> [PROVIDED INFORMATION]:
[start]

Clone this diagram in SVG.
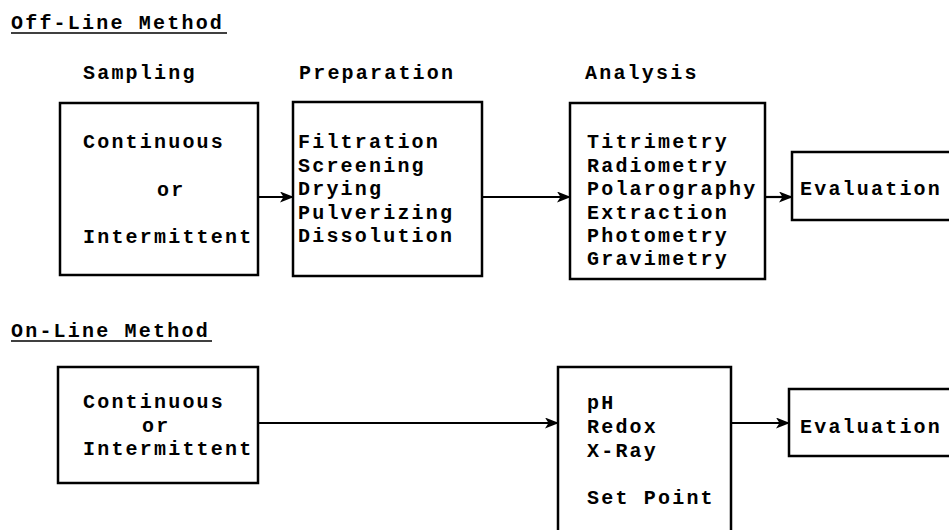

[end]
[start]

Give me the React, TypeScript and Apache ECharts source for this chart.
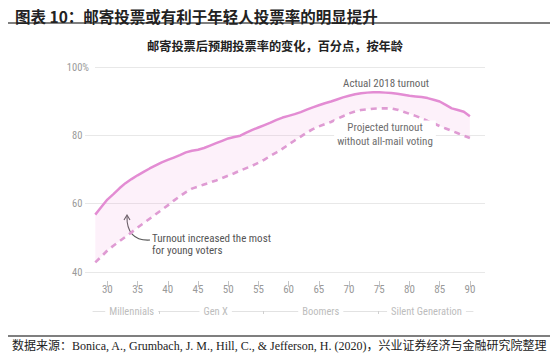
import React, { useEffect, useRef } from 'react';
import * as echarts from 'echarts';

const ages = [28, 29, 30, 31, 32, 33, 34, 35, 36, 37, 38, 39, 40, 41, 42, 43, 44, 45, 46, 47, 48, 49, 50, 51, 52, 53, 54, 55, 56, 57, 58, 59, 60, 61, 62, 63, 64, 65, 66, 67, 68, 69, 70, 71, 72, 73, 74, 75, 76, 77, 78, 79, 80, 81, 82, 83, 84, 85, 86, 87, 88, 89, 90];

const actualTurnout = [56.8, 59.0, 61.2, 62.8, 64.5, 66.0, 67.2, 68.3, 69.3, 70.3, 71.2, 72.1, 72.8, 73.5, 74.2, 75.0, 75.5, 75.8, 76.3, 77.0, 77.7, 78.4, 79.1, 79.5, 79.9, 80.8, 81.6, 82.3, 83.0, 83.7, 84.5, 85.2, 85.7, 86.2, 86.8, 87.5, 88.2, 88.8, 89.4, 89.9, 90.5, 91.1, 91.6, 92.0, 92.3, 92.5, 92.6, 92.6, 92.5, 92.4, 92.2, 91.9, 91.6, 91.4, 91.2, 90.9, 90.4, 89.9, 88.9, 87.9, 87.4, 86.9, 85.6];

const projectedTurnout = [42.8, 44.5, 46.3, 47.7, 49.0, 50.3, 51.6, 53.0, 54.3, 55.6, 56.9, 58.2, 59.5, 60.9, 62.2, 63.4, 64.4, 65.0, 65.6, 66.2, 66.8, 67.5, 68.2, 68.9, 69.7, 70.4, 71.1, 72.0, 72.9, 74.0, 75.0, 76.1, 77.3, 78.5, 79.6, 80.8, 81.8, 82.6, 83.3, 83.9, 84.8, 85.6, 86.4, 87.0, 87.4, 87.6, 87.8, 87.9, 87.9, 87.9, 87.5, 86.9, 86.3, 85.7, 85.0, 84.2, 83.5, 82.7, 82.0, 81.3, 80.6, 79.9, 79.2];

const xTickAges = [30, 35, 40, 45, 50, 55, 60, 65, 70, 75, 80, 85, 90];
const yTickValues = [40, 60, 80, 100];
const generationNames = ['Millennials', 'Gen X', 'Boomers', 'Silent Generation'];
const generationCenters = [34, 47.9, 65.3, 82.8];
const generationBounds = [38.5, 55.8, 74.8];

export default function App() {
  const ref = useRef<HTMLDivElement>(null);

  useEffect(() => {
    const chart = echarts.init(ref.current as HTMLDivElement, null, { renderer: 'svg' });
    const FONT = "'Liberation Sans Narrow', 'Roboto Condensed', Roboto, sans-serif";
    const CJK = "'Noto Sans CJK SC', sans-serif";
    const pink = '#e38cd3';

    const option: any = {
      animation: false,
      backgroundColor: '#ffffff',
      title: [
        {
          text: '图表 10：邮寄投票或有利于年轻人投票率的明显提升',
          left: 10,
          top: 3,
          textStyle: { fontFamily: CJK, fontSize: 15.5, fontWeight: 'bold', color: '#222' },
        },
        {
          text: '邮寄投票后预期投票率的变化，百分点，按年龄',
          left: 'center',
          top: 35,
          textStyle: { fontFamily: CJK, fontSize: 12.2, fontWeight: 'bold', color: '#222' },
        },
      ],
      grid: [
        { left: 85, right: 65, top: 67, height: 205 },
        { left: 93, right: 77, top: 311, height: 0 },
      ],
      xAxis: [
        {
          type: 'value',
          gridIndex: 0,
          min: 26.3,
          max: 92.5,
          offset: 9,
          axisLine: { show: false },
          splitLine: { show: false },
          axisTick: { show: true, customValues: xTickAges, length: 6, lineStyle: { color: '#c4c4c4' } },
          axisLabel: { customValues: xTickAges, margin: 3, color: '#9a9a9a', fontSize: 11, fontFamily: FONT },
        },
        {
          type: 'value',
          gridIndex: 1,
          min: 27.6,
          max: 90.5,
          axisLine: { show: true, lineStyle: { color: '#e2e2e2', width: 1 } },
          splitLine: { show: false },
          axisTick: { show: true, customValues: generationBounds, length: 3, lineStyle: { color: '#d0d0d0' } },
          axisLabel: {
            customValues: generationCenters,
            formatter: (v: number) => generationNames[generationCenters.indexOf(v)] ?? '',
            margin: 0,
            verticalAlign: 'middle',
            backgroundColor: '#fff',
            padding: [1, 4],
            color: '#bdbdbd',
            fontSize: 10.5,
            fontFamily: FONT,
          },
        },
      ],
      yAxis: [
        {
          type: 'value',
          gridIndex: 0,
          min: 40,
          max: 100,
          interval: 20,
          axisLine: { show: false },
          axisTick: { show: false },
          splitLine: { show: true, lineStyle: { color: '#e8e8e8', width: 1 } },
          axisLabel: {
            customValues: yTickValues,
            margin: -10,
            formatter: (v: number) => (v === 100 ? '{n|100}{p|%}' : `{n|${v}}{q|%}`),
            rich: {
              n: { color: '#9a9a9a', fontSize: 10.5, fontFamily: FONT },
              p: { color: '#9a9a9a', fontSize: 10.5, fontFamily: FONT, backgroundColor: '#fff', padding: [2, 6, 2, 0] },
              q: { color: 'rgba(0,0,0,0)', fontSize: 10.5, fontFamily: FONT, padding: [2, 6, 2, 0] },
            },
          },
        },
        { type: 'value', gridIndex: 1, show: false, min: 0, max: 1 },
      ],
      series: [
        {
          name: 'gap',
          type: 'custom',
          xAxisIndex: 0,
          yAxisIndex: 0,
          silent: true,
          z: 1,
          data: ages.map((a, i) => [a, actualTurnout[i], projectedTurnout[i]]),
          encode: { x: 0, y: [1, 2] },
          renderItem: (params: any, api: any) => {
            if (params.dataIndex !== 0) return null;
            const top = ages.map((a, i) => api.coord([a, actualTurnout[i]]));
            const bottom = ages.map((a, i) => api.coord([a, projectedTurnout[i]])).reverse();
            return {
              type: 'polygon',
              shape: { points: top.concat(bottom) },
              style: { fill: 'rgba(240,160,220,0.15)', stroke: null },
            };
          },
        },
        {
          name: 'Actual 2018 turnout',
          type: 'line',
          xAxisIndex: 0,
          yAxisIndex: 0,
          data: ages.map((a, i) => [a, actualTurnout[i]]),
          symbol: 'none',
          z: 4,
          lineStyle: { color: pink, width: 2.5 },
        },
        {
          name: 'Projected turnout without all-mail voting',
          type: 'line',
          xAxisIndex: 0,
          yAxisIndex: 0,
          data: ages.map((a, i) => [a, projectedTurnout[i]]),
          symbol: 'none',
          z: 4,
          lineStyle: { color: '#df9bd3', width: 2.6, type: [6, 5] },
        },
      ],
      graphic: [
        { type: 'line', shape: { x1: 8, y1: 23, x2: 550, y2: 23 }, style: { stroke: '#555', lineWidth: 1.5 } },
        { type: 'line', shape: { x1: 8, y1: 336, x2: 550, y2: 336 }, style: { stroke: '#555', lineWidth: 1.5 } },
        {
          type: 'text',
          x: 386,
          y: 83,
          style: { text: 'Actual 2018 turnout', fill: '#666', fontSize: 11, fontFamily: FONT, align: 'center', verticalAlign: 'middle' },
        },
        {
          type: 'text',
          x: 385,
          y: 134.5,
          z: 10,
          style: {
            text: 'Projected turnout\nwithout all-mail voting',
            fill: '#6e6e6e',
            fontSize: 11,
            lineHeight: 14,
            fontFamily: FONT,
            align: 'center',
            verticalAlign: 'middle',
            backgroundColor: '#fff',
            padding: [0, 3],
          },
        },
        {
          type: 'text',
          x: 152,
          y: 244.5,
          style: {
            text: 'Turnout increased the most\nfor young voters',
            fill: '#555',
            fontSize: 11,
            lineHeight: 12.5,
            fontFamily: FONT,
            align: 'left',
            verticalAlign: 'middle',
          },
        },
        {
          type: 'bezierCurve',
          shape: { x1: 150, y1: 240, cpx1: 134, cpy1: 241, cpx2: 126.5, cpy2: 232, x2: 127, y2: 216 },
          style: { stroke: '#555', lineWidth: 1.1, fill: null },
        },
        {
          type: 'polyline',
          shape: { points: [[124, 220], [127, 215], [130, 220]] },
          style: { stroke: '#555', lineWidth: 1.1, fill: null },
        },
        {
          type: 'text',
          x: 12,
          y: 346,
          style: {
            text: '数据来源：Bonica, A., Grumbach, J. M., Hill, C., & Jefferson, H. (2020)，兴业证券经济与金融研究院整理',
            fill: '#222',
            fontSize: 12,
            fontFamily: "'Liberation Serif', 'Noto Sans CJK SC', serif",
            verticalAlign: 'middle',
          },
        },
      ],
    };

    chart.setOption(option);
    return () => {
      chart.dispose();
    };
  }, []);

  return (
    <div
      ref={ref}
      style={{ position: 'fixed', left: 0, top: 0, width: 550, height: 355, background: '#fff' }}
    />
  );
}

[end]

> [WORK INSTRUCTIONS]: Working from the entries above, reproduce exactly and only the lines beginning with the line that has "Give me the" and ending with the line that has "80.6, 79.9, 79.2];"; omit all pictures.

> [ANSWER TO THE TASK]:
Give me the React, TypeScript and Apache ECharts source for this chart.
import React, { useEffect, useRef } from 'react';
import * as echarts from 'echarts';

const ages = [28, 29, 30, 31, 32, 33, 34, 35, 36, 37, 38, 39, 40, 41, 42, 43, 44, 45, 46, 47, 48, 49, 50, 51, 52, 53, 54, 55, 56, 57, 58, 59, 60, 61, 62, 63, 64, 65, 66, 67, 68, 69, 70, 71, 72, 73, 74, 75, 76, 77, 78, 79, 80, 81, 82, 83, 84, 85, 86, 87, 88, 89, 90];

const actualTurnout = [56.8, 59.0, 61.2, 62.8, 64.5, 66.0, 67.2, 68.3, 69.3, 70.3, 71.2, 72.1, 72.8, 73.5, 74.2, 75.0, 75.5, 75.8, 76.3, 77.0, 77.7, 78.4, 79.1, 79.5, 79.9, 80.8, 81.6, 82.3, 83.0, 83.7, 84.5, 85.2, 85.7, 86.2, 86.8, 87.5, 88.2, 88.8, 89.4, 89.9, 90.5, 91.1, 91.6, 92.0, 92.3, 92.5, 92.6, 92.6, 92.5, 92.4, 92.2, 91.9, 91.6, 91.4, 91.2, 90.9, 90.4, 89.9, 88.9, 87.9, 87.4, 86.9, 85.6];

const projectedTurnout = [42.8, 44.5, 46.3, 47.7, 49.0, 50.3, 51.6, 53.0, 54.3, 55.6, 56.9, 58.2, 59.5, 60.9, 62.2, 63.4, 64.4, 65.0, 65.6, 66.2, 66.8, 67.5, 68.2, 68.9, 69.7, 70.4, 71.1, 72.0, 72.9, 74.0, 75.0, 76.1, 77.3, 78.5, 79.6, 80.8, 81.8, 82.6, 83.3, 83.9, 84.8, 85.6, 86.4, 87.0, 87.4, 87.6, 87.8, 87.9, 87.9, 87.9, 87.5, 86.9, 86.3, 85.7, 85.0, 84.2, 83.5, 82.7, 82.0, 81.3, 80.6, 79.9, 79.2];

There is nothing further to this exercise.